I want you to picture what life is like in two years. It's kind of hard to think because crypto moves so fast. This might be a reality in just two years: four or six-second transaction confirmation times; finality measured in seconds, not minutes; protocol-level enforcement for censorship resistance; protections against post-quantum cryptography; and L2s competing on features and new innovations, not just going faster. All this while still retaining the virtue that you can use a consumer-grade laptop or hardware to run a full node at home. Ethereum is accessible and remains accessible for everybody into the future.

The takeaway I want you to have is: the narrative I presented to you in the beginning — there's truly no evidence to support it. Ethereum is shipping fast. In just one year, there were three upgrades. And in the next 24 months, there are even more things coming, and they'll be coming even faster.

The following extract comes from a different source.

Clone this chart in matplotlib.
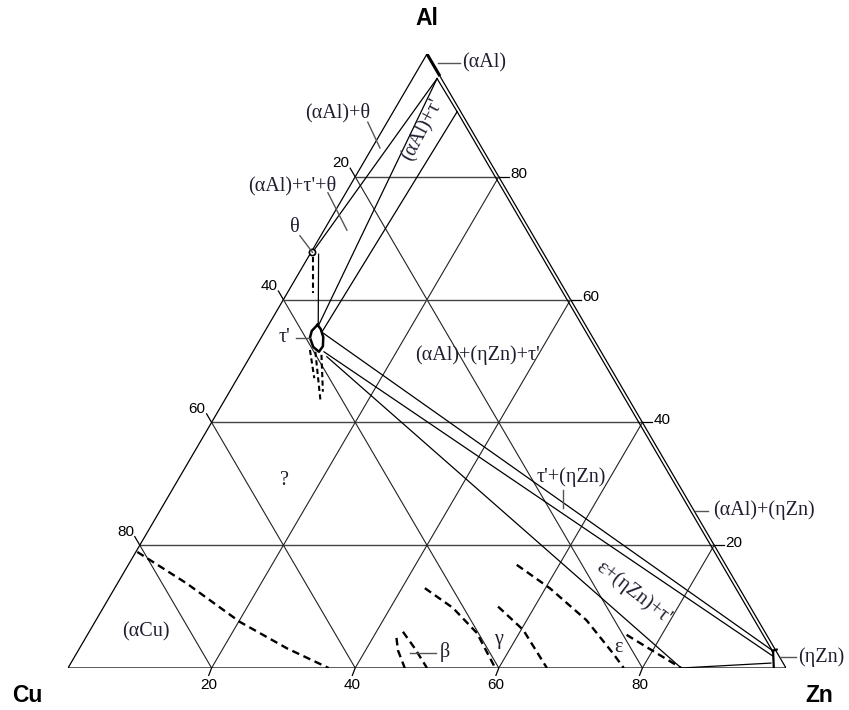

These are not just fantasy five-year timelines. These are actual things with concrete proposals being developed right now. There are things in devnet right now. There are people working as we speak on these implementations. If you're building on Ethereum today, you're building on the most actively developed blockchain in the world.

I'm Preston Van Loon, Ethereum core developer. I work on the Prysm team at Offchain Labs. If you want to get involved, the best way to stay in tune with what's happening in Ethereum is to help build it yourself. Come talk to me afterwards. Come look at the Prysm repo or any of the consensus spec or execution spec repos — we'd really love your contributions. Thank you.